Desta vez, Conceição Matos não se refere a Isaura como “um vulcão de energia na entrega sem limite às causas em que se empenhou”, mas foi esta a descrição que fez, recentemente, ao ex-preso político e vereador da CDU na Câmara de Cascais, Clemente Alves, e que ele recorda agora ao PÚBLICO. Amigo do casal Borges Coelho, Clemente Alves refere-se a Isaura Silva como “a mulher mais doce que se possa imaginar”, apesar da sua força. E uma presença constante na vida mais mediática do marido. “Mesmo quando a Isaura não estava com ele, ela estava sempre presente. Ele tinha sempre de apresentar um pretexto para falar da Isaura, ela era como um terceiro pulmão do António Borges Coelho.”

Quando saiu da prisão, em 1957, Isaura Silva não foi autorizada a visitar Borges Coelho na prisão, por não serem casados.
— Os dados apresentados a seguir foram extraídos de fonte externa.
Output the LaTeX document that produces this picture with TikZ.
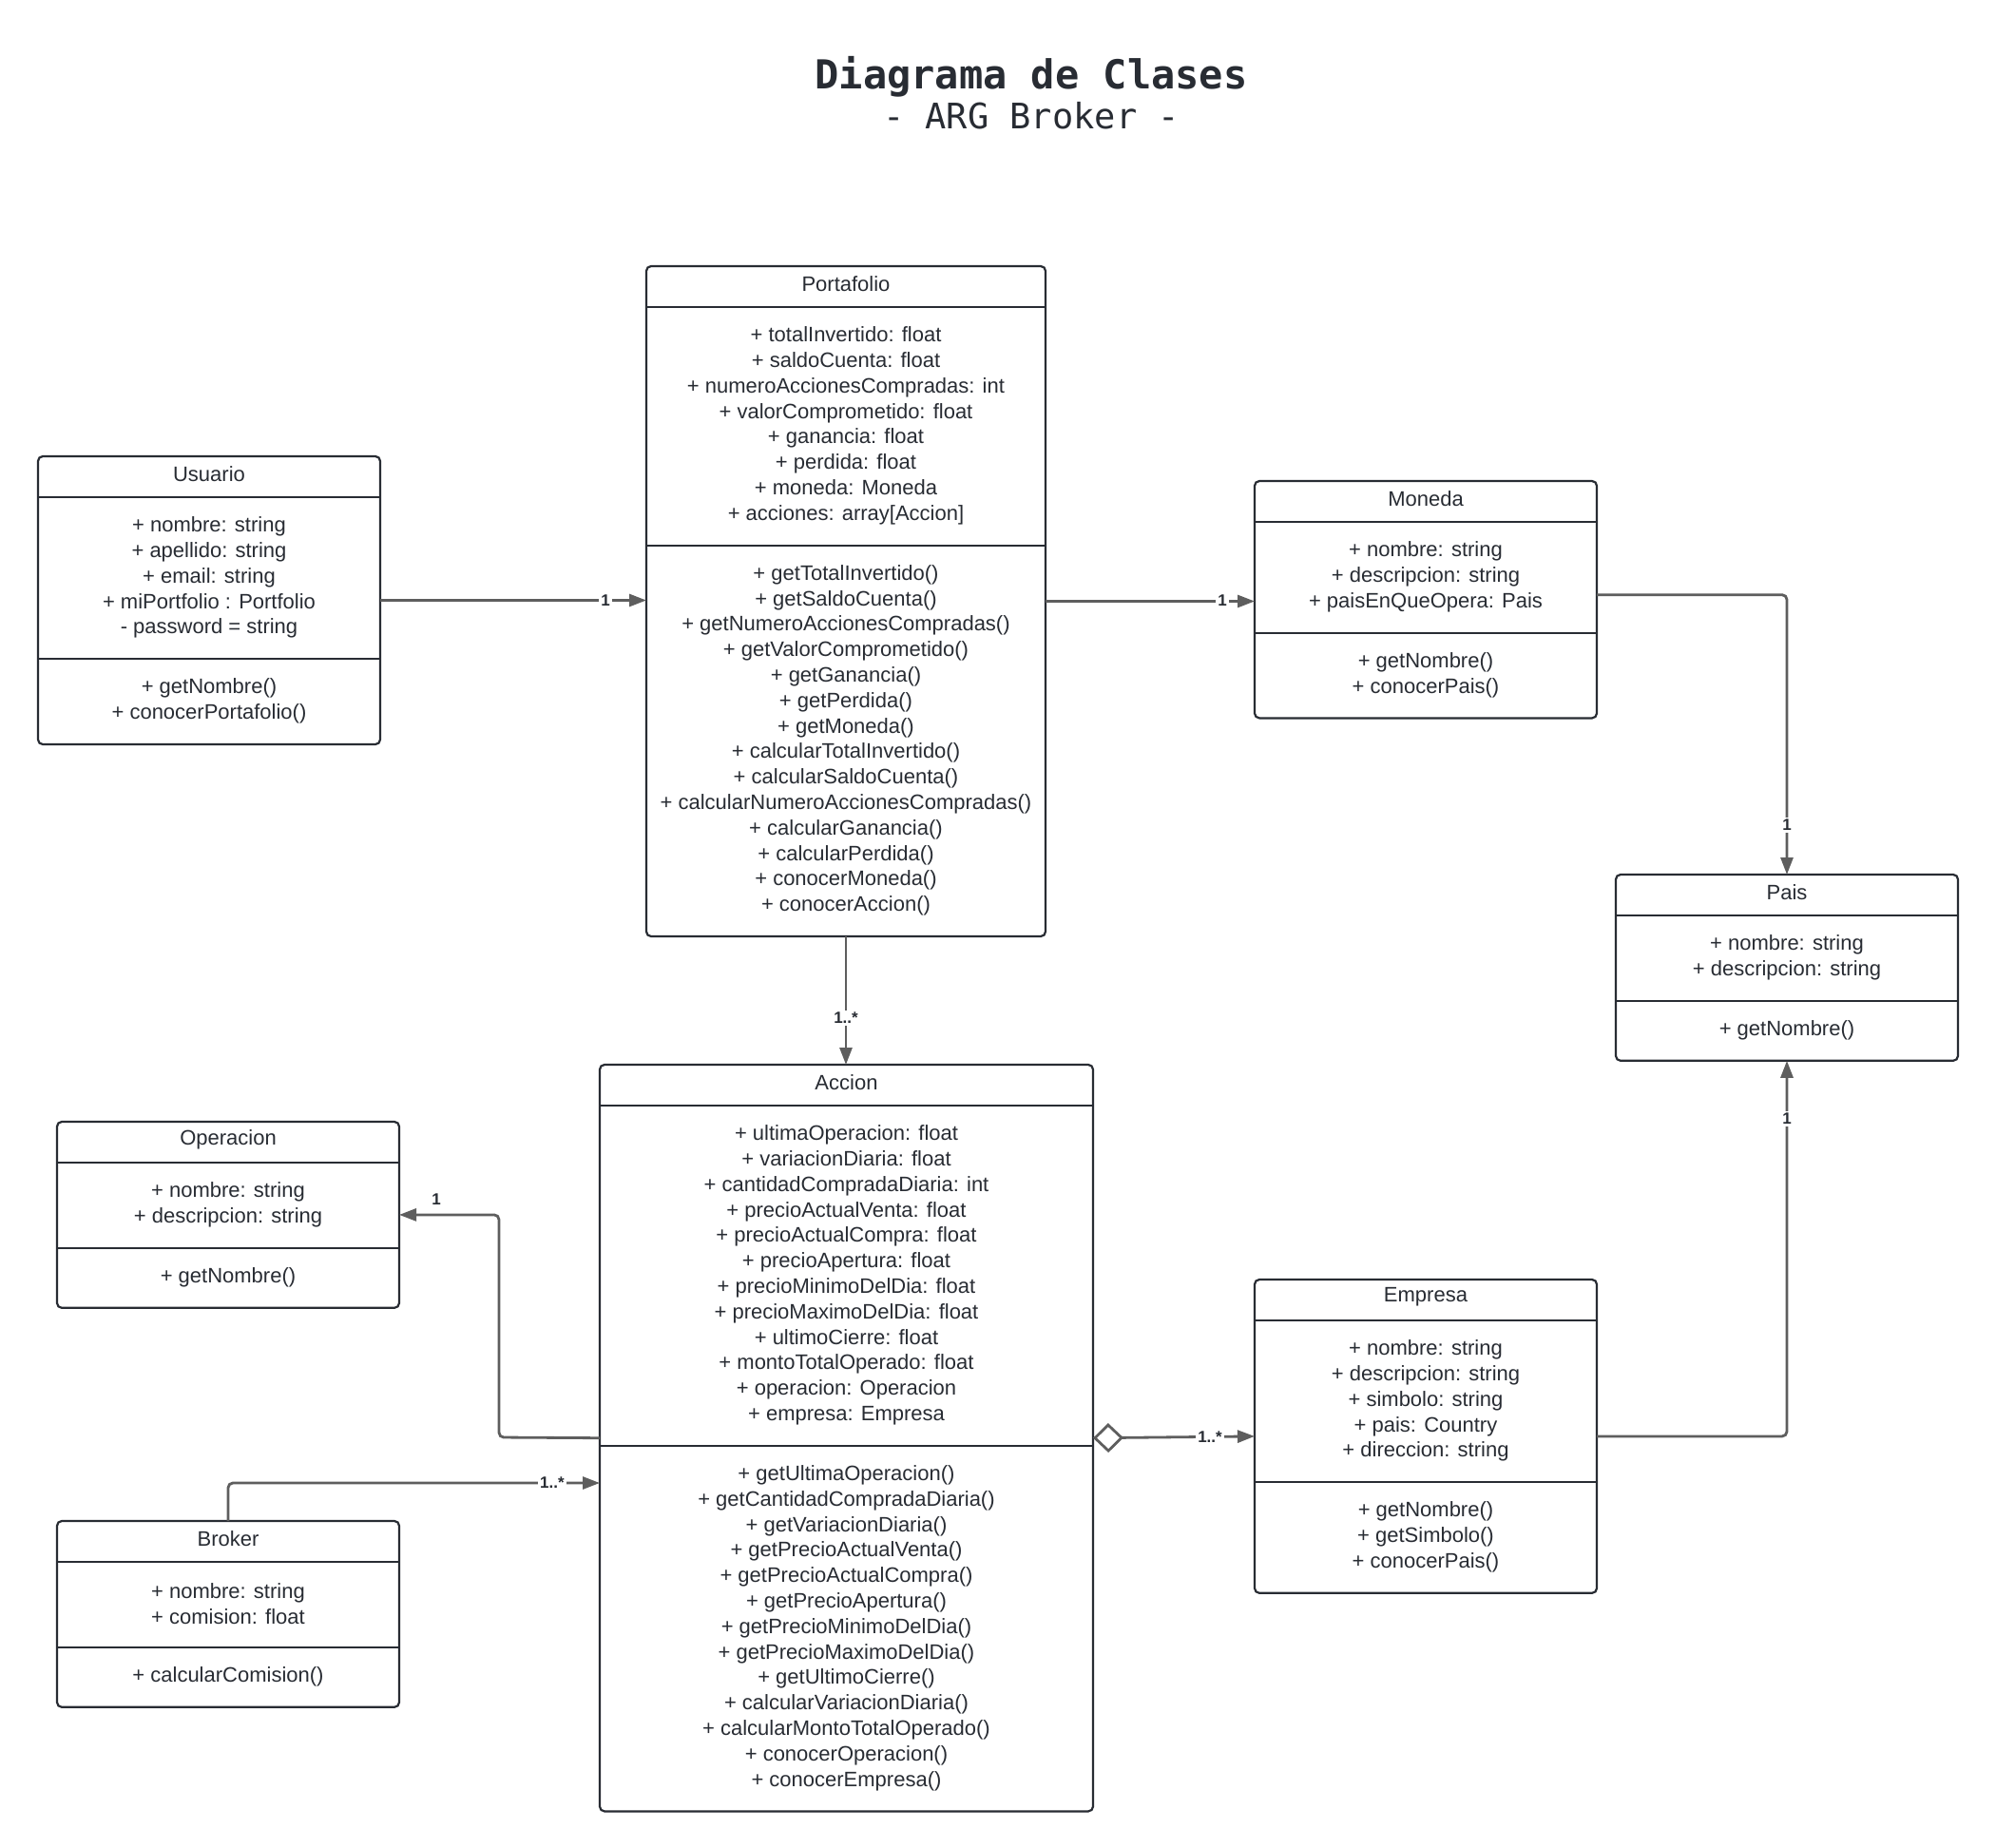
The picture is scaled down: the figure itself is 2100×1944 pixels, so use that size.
\documentclass[tikz,border=0pt]{standalone}
\usepackage{fontspec}
\setmainfont{Liberation Sans}
\newfontfamily\titlefont{DejaVu Sans Mono}
\usetikzlibrary{arrows.meta,calc}
\definecolor{ink}{HTML}{282C33}
\definecolor{conn}{HTML}{5E5E5E}
\tikzset{
 classbox/.style={draw=ink, line width=1.1pt, rounded corners=2.5pt, fill=white, inner sep=0pt, outer sep=0pt, anchor=north west},
 classline/.style={draw=ink, line width=1.1pt},
 classtext/.style={text=ink, font=\fontsize{11}{13.4}\selectfont, align=center, inner sep=0pt},
 assoc/.style={draw=conn, line width=1.4pt, rounded corners=2.5pt, -{Triangle[length=9pt,width=6.5pt]}},
 aggr/.style={draw=conn, line width=1.4pt, {Diamond[open,fill=white,length=16pt,width=15.5pt]}-{Triangle[length=9pt,width=6.5pt]}},
 mult/.style={text=ink, font=\fontsize{8.5}{10}\selectfont\bfseries, fill=white, inner sep=1pt},
}
% #1 name, #2 left, #3 top, #4 width, #5 title, #6 n attrs, #7 attrs, #8 n methods, #9 methods
\newcommand{\umlclass}[9]{%
  \pgfmathsetmacro\ucHA{63+(#6-1)*26.8}%
  \pgfmathsetmacro\ucHM{63+(#8-1)*26.8}%
  \pgfmathsetmacro\ucH{43+\ucHA+\ucHM}%
  \pgfmathsetmacro\ucCX{#2+#4/2}%
  \pgfmathsetmacro\ucDA{#3+43}%
  \pgfmathsetmacro\ucDM{#3+43+\ucHA}%
  \pgfmathsetmacro\ucYA{\ucDA+31+(#6-1)*13.4}%
  \pgfmathsetmacro\ucYM{\ucDM+31+(#8-1)*13.4}%
  \node[classbox, minimum width=#4*0.5pt, minimum height=\ucH*0.5pt] (#1) at (#2,#3) {};
  \draw[classline] (#2,\ucDA) -- ++(#4,0);
  \draw[classline] (#2,\ucDM) -- ++(#4,0);
  \node[classtext] (#1-title) at (\ucCX,#3+18.5) {#5};
  \node[classtext] (#1-attrs) at (\ucCX,\ucYA) {#7};
  \node[classtext] (#1-methods) at (\ucCX,\ucYM) {#9};
}
\begin{document}
\begin{tikzpicture}[x=0.5pt,y=-0.5pt]
\useasboundingbox[fill=white] (0,0) rectangle (2100,1944);

\node[font=\titlefont\fontsize{21}{24}\selectfont\bfseries, text=ink] (title) at (1085,81) {Diagrama de Clases};
\node[font=\titlefont\fontsize{18.5}{22}\selectfont, text=ink] (subtitle) at (1085,122) {- ARG Broker -};

\umlclass{usuario}{40}{480}{360}{Usuario}{5}{+ nombre: string\\+ apellido: string\\+ email: string\\+ miPortfolio : Portfolio\\- password = string}{2}{+ getNombre()\\+ conocerPortafolio()}

\umlclass{portafolio}{680}{280}{420}{Portafolio}{8}{+ totalInvertido: float\\+ saldoCuenta: float\\+ numeroAccionesCompradas: int\\+ valorComprometido: float\\+ ganancia: float\\+ perdida: float\\+ moneda: Moneda\\+ acciones: array[Accion]}{14}{+ getTotalInvertido()\\+ getSaldoCuenta()\\+ getNumeroAccionesCompradas()\\+ getValorComprometido()\\+ getGanancia()\\+ getPerdida()\\+ getMoneda()\\+ calcularTotalInvertido()\\+ calcularSaldoCuenta()\\+ calcularNumeroAccionesCompradas()\\+ calcularGanancia()\\+ calcularPerdida()\\+ conocerMoneda()\\+ conocerAccion()}

\umlclass{moneda}{1320}{506}{360}{Moneda}{3}{+ nombre: string\\+ descripcion: string\\+ paisEnQueOpera: Pais}{2}{+ getNombre()\\+ conocerPais()}

\umlclass{pais}{1700}{920}{360}{Pais}{2}{+ nombre: string\\+ descripcion: string}{1}{+ getNombre()}

\umlclass{accion}{631}{1120}{519}{Accion}{12}{+ ultimaOperacion: float\\+ variacionDiaria: float\\+ cantidadCompradaDiaria: int\\+ precioActualVenta: float\\+ precioActualCompra: float\\+ precioApertura: float\\+ precioMinimoDelDia: float\\+ precioMaximoDelDia: float\\+ ultimoCierre: float\\+ montoTotalOperado: float\\+ operacion: Operacion\\+ empresa: Empresa}{13}{+ getUltimaOperacion()\\+ getCantidadCompradaDiaria()\\+ getVariacionDiaria()\\+ getPrecioActualVenta()\\+ getPrecioActualCompra()\\+ getPrecioApertura()\\+ getPrecioMinimoDelDia()\\+ getPrecioMaximoDelDia()\\+ getUltimoCierre()\\+ calcularVariacionDiaria()\\+ calcularMontoTotalOperado()\\+ conocerOperacion()\\+ conocerEmpresa()}

\umlclass{operacion}{60}{1180}{360}{Operacion}{2}{+ nombre: string\\+ descripcion: string}{1}{+ getNombre()}

\umlclass{broker}{60}{1600}{360}{Broker}{2}{+ nombre: string\\+ comision: float}{1}{+ calcularComision()}

\umlclass{empresa}{1320}{1346}{360}{Empresa}{5}{+ nombre: string\\+ descripcion: string\\+ simbolo: string\\+ pais: Country\\+ direccion: string}{3}{+ getNombre()\\+ getSimbolo()\\+ conocerPais()}

% connectors
\coordinate (opbend) at (525,1512);
\coordinate (brokerin) at (accion.west |- 0,1560);
\draw[assoc] (usuario.east) -- (usuario.east -| portafolio.west);
\draw[assoc] (portafolio.east) -- (portafolio.east -| moneda.west);
\draw[assoc] ([yshift=2.5pt]moneda.east) -| (pais.north);
\draw[assoc] (portafolio.south) -- (portafolio.south |- accion.north);
\draw[assoc] (accion.west) -- (opbend) |- (operacion.east);
\draw[assoc] (broker.north) |- (brokerin);
\draw[aggr] (accion.east) -- (empresa.west);
\draw[assoc] (empresa.east) -| (pais.south);

% multiplicities
\node[mult] (m1) at (637,632) {1};
\node[mult] (m2) at (1286,632) {1};
\node[mult] (m3) at (1880,868) {1};
\node[mult] (m4) at (890,1071) {1..*};
\node[mult, fill=none] (m5) at (459,1262) {1};
\node[mult] (m6) at (581,1560) {1..*};
\node[mult] (m7) at (1273,1512) {1..*};
\node[mult] (m8) at (1880,1177) {1};
\end{tikzpicture}
\end{document}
Durante a separação, tenta contactar com ele enviando-lhe cartas em que se faz passar por uma tia, mas o esquema é descoberto pela PIDE. Os dois só puderam voltar a ver-se depois do casamento no forte.

Delegada sindical

Membro do PCP, Isaura Borges Coelho trabalhou como enfermeira e foi delegada sindical das enfermeiras na Maternidade Alfredo da Costa até se ter reformado. No ano passado, a Câmara de Portimão homenageou-a com a Medalha de Honra do Município e o título de cidadã benemérita da cidade em que nasceu.

O funeral é na sexta-feira, às 13h30, no Centro Funerário de Cascais da Servilusa, onde também decorre o velório, a partir das 18h desta quinta-feira.